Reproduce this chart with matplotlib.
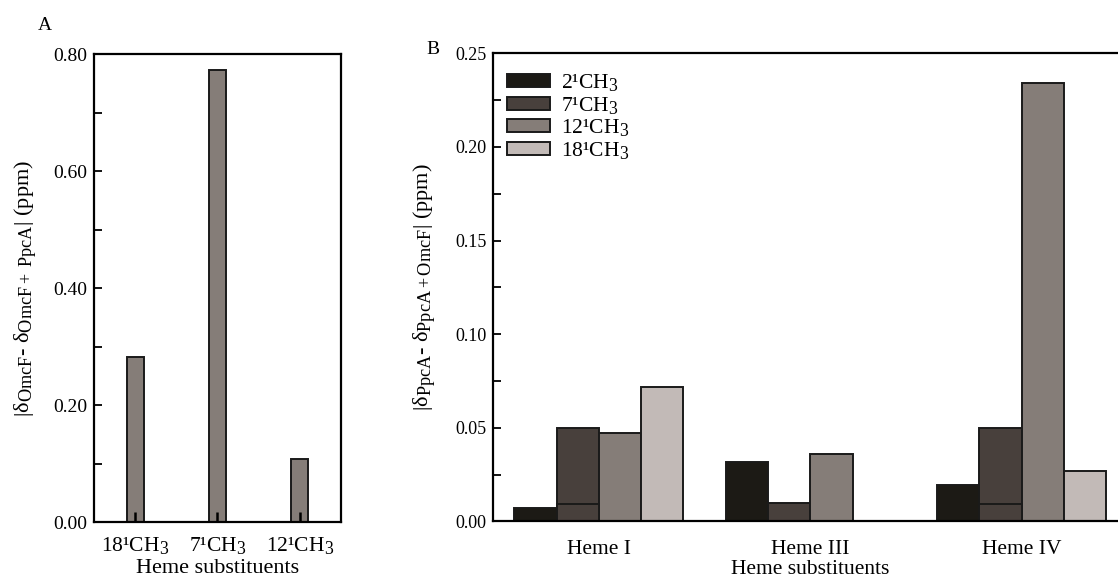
import matplotlib
matplotlib.use("Agg")
import matplotlib.pyplot as plt
from matplotlib.ticker import MultipleLocator, FormatStrFormatter
import numpy as np

plt.rcParams["font.family"] = ["Liberation Serif", "DejaVu Serif"]
plt.rcParams["mathtext.fontset"] = "custom"
plt.rcParams["mathtext.rm"] = "Liberation Serif"
plt.rcParams["mathtext.it"] = "Liberation Serif:italic"
plt.rcParams["font.size"] = 14

# the subscripts in the original are barely smaller than the base text
try:
    import matplotlib._mathtext as _mt
    _mt.SHRINK_FACTOR = 0.82
except Exception:
    pass

# Panel A data
a_labels = ["18¹CH$_{3}$", "7¹CH$_{3}$", "12¹CH$_{3}$"]
a_values = [0.283, 0.773, 0.108]

# Panel B data
b_groups = ["Heme I", "Heme III", "Heme IV"]
b_series = ["2¹CH$_{3}$", "7¹CH$_{3}$", "12¹CH$_{3}$", "18¹CH$_{3}$"]
ch3_2 = [0.0073, 0.032, 0.0195]
ch3_7 = [0.050, 0.010, 0.050]
ch3_7_inner = [0.0095, 0.0, 0.0095]   # overlapping lower segment seen inside the 7-CH3 bars
ch3_12 = [0.047, 0.0359, 0.234]
ch3_18 = [0.072, 0.0, 0.027]

colors = ["#1c1a15", "#48403c", "#857d78", "#c2bab7"]
edge = "#1a1a1a"

fig = plt.figure(figsize=(11.18, 5.88), dpi=100)

# ---------- Panel A ----------
axA = fig.add_axes([0.0841, 0.1117, 0.2207, 0.7959])
xa = np.arange(1, len(a_values) + 1)
axA.bar(xa, a_values, width=0.21, color=colors[2], edgecolor=edge, linewidth=1.4)
axA.set_xlim(0.5, 3.5)
axA.set_ylim(0, 0.8)
axA.set_xticks(xa)
axA.set_xticklabels(a_labels, fontsize=15.5)
axA.yaxis.set_major_locator(MultipleLocator(0.2))
axA.yaxis.set_minor_locator(MultipleLocator(0.1))
axA.yaxis.set_major_formatter(FormatStrFormatter("%.2f"))
axA.tick_params(axis="y", which="major", direction="in", length=6, width=1.3,
                labelsize=14, pad=5)
axA.tick_params(axis="y", which="minor", direction="in", length=6, width=1.3)
axA.tick_params(axis="x", direction="in", length=7, width=1.8, pad=9)
axA.set_xlabel("Heme substituents", fontsize=16, labelpad=2)
axA.set_ylabel(r"|δ$_{\mathrm{OmcF}}$- δ$_{\mathrm{OmcF+\ PpcA}}$| (ppm)",
               fontsize=16, labelpad=11)
for s in axA.spines.values():
    s.set_linewidth(1.6)
fig.text(0.040, 0.956, "A", fontsize=14, ha="center", va="center")

# ---------- Panel B ----------
axB = fig.add_axes([0.4412, 0.1131, 0.5671, 0.7963])
xb = np.arange(len(b_groups))
w = 0.2
series = [ch3_2, ch3_7, ch3_12, ch3_18]
for i, (vals, lab) in enumerate(zip(series, b_series)):
    axB.bar(xb + (i - 1.5) * w, vals, width=w, color=colors[i], edgecolor=edge,
            linewidth=1.4, label=lab)
axB.bar(xb - 0.5 * w, ch3_7_inner, width=w, color=colors[1], edgecolor=edge,
        linewidth=1.4)
axB.set_xlim(-0.5, 2.5)
axB.set_ylim(0, 0.25)
axB.set_xticks(xb)
axB.set_xticklabels(b_groups, fontsize=15.5)
axB.yaxis.set_major_locator(MultipleLocator(0.05))
axB.yaxis.set_minor_locator(MultipleLocator(0.025))
axB.yaxis.set_major_formatter(FormatStrFormatter("%.2f"))
axB.tick_params(axis="y", which="major", direction="in", length=6, width=1.3,
                labelsize=13, pad=5)
axB.tick_params(axis="y", which="minor", direction="in", length=6, width=1.3)
axB.tick_params(axis="x", length=0, pad=13)
axB.set_xlabel("Heme substituents", fontsize=15.5, labelpad=1)
axB.set_ylabel(r"|δ$_{\mathrm{PpcA}}$- δ$_{\mathrm{PpcA+OmcF}}$| (ppm)",
               fontsize=16, labelpad=13)
for s in axB.spines.values():
    s.set_linewidth(1.6)
axB.legend(loc="upper left", bbox_to_anchor=(0.022, 0.96), frameon=False,
           fontsize=15.5, handlelength=2.0, handleheight=0.55, handletextpad=0.5,
           labelspacing=0.08, borderpad=0, borderaxespad=0)
fig.text(0.387, 0.916, "B", fontsize=14, ha="center", va="center")

fig.savefig("out.png", dpi=100)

TO BE DONE:
Repeat, with no pictures, each line from the beginning of the data through the line containing "fig = plt.figure(figsize=(11.18, 5.88), dpi=100)", inclusive.

TASK RESULT:
Reproduce this chart with matplotlib.
import matplotlib
matplotlib.use("Agg")
import matplotlib.pyplot as plt
from matplotlib.ticker import MultipleLocator, FormatStrFormatter
import numpy as np

plt.rcParams["font.family"] = ["Liberation Serif", "DejaVu Serif"]
plt.rcParams["mathtext.fontset"] = "custom"
plt.rcParams["mathtext.rm"] = "Liberation Serif"
plt.rcParams["mathtext.it"] = "Liberation Serif:italic"
plt.rcParams["font.size"] = 14

# the subscripts in the original are barely smaller than the base text
try:
    import matplotlib._mathtext as _mt
    _mt.SHRINK_FACTOR = 0.82
except Exception:
    pass

# Panel A data
a_labels = ["18¹CH$_{3}$", "7¹CH$_{3}$", "12¹CH$_{3}$"]
a_values = [0.283, 0.773, 0.108]

# Panel B data
b_groups = ["Heme I", "Heme III", "Heme IV"]
b_series = ["2¹CH$_{3}$", "7¹CH$_{3}$", "12¹CH$_{3}$", "18¹CH$_{3}$"]
ch3_2 = [0.0073, 0.032, 0.0195]
ch3_7 = [0.050, 0.010, 0.050]
ch3_7_inner = [0.0095, 0.0, 0.0095]   # overlapping lower segment seen inside the 7-CH3 bars
ch3_12 = [0.047, 0.0359, 0.234]
ch3_18 = [0.072, 0.0, 0.027]

colors = ["#1c1a15", "#48403c", "#857d78", "#c2bab7"]
edge = "#1a1a1a"

fig = plt.figure(figsize=(11.18, 5.88), dpi=100)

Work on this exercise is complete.